Que, là-dessus, comme une coïncidence chronologique dont on a du mal à croire qu’elle en soit une fondamentalement du point de vue métahistorique, vienne le message d’Obama par l’intermédiaire de son porte-parole, cela constitue une circonstance qui dramatise encore le discours de Medvedev et nous en dit long sur la position du président US, à cet instant de son destin et quelles que soient toutes les réserves qu’on peut émettre à son encontre. Il faut considérer qu’Obama intervient dans le sens que l’on voit après avoir essuyé ce que tout le monde a considéré finalement comme une rebuffade sévère de la part de Poutine, et qui le fut effectivement… Mais n’était-ce pas, tout aussi effectivement, une rebuffade adressée à une politique dont Obama serait plus le prisonnier que l’instigateur et le machinateur ? Dans ce cas, l’intervention d’Obama, renouvelant son “impatience” de voir Poutine, pourrait aussi bien s’interpréter comme une sorte d’appel à l’aide du président à son collègue russe, et un appel à l’aide qui serait d’autant plus urgent qu’il en arrive à faire oublier au président US les prudences tactiques que nécessite une campagne électorale… Cela signifie-t-il qu’Obama se trouve de plus en plus “encerclé”, contraint, pressé, par les différentes forces qui s’exercent en faveur, par exemple, d’une attaque de l’Iran ? (Et là aussi et encore, et avec d’autant plus de force, nous parlons plus d’une dynamique supérieure, dont la source est difficilement identifiable justement parce qu’elle dépasse le cadre humain, bien plus que de l’habituelle et sempiternelle maximalisme diversifié continuellement en action, notamment israélien avec ses diverses courroies de transmission, qui se trouve lui aussi emporté par son aveuglement, son étroitesse d’esprit et sa psychologie emprisonné dans l’hystérie.)

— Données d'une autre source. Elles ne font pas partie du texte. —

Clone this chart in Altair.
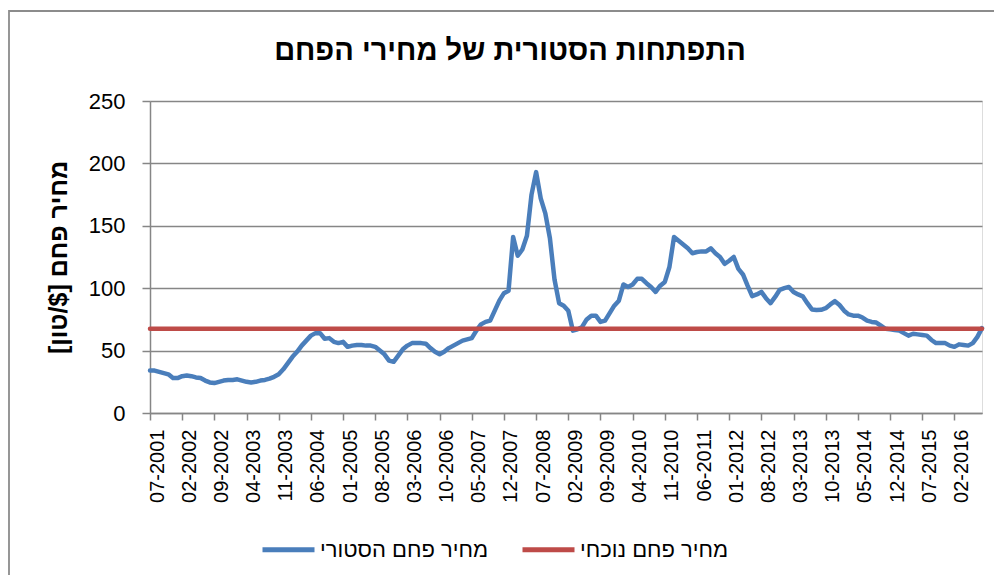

Le discours de Medvedev situe bien la hauteur catastrophique des enjeux. La catastrophe nucléaire est effectivement, dans tous les cas dans la théorie de cette trajectoire de chute, comme une sorte d’aboutissement tragiquement logique d’une telle transmutation de la politique internationale en une dynamique incontrôlable et incompréhensible. Les pays du bloc BAO, vertueux et principaux représentants d’une contre-civilisation aux abois dans sa logique de surpuissance devenue autodestruction ultime, sont évidemment les premiers concernés. Ils sont addicted, comme l’on dit d’un drogué, à une dynamique de la destruction, – désormais bien plus “de la destruction” que “du désordre” ou “du chaos”, parce qu’au bout du désordre et du chaos se trouve la destruction catastrophique, – selon le message de Medvedev. Il reste bien peu de temps pour une cure de désintoxication, si seulement il en est question.